壷を褒める時に皿を貶す必要はない

「ウラガン、、、あの壷をキシリアさまに届けてくれよ。あれはいいものだ!」

マ・クベさんの末期の言葉です。
(マとクベのどちらが姓でどちらが名なのかいまだにわかりません><)


最後の最後まで上司にいい壷を届けることを気にする立派な方として描かれていますね。
そして、その壷はきっと、それに値する素晴らしい壷なのでしょう。


このように、何かをいいと思う時は、それがどれだけいいのか、を語ればいいのだと思っています。
「あの壷はいいものだが、あの皿はそれに比べて底が浅くて、まったく愚にもつかん代物だ」
なんて言われたらちょっと興ざめです。
こういうことを言う時、というのは、実際には、壷がいいことをいいたいのではなくて、皿を貶したいだけなんですよね。。。


壷も皿もいいものなんだけど、とりわけあの壷はいい壷でね。。。
まず素材がいい。そしてその佇まい。あと爪の先でちょっとはじいた時に奏でる音色の美しさと言ったら。
その上、軽い。ちょっと落としたぐらいじゃ割れない。しかも、この壷が我が家に来てからお金は拾うし、喧嘩してた上司と仲直りできたし、素敵な彼女はできるわ、ご飯は美味しいわ、もういいことずくめ!
最高!


これでいいんですよね。
皿が好きな人に対して「私の好きなこの皿は駄目な皿なんだ、、、」と悲しい気持ちにさせる必要はまったくない(攻撃したい場合は別なんでしょうけど)と思うのです。

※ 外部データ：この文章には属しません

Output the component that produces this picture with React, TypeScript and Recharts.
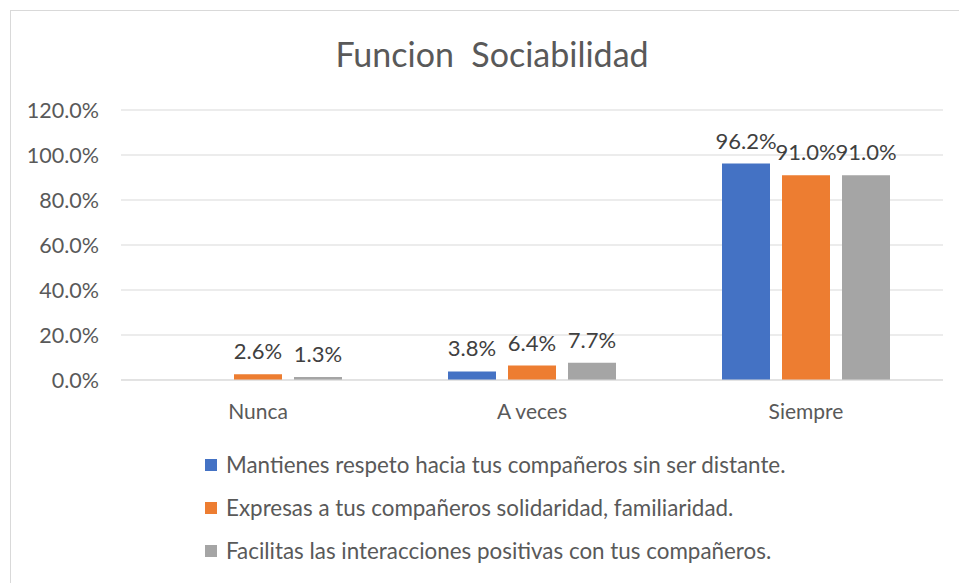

もちろん、自分もよくやっちゃうし、やっちゃったことでまったく不要の不快を周りの人に与えてしまって反省したり、ということがしょっちゅうなので難しいことなのは重々承知しています。
特に自分がそれをいい、と思うことに自信が持てない時に、自分が選ばなかった対象を価値のないものだと自分に言い聞かせて心の安定を保とう、という自己防衛メカニズムなんだと思います。
しかも、よくよく考えると、こういう「AとBがある時にBの駄目さを言わずにただAの良さを言えばいい」という言い方自体が「Bの駄目さを言うこと」に駄目出しをするという「おまえもか」構造です。
かように、困難がつきまとうことだと思うのですが、それでも、いや、だからこそ、できる限り「良さ」「それを選んだ理由」を言うことに専念していきたいと思うのです。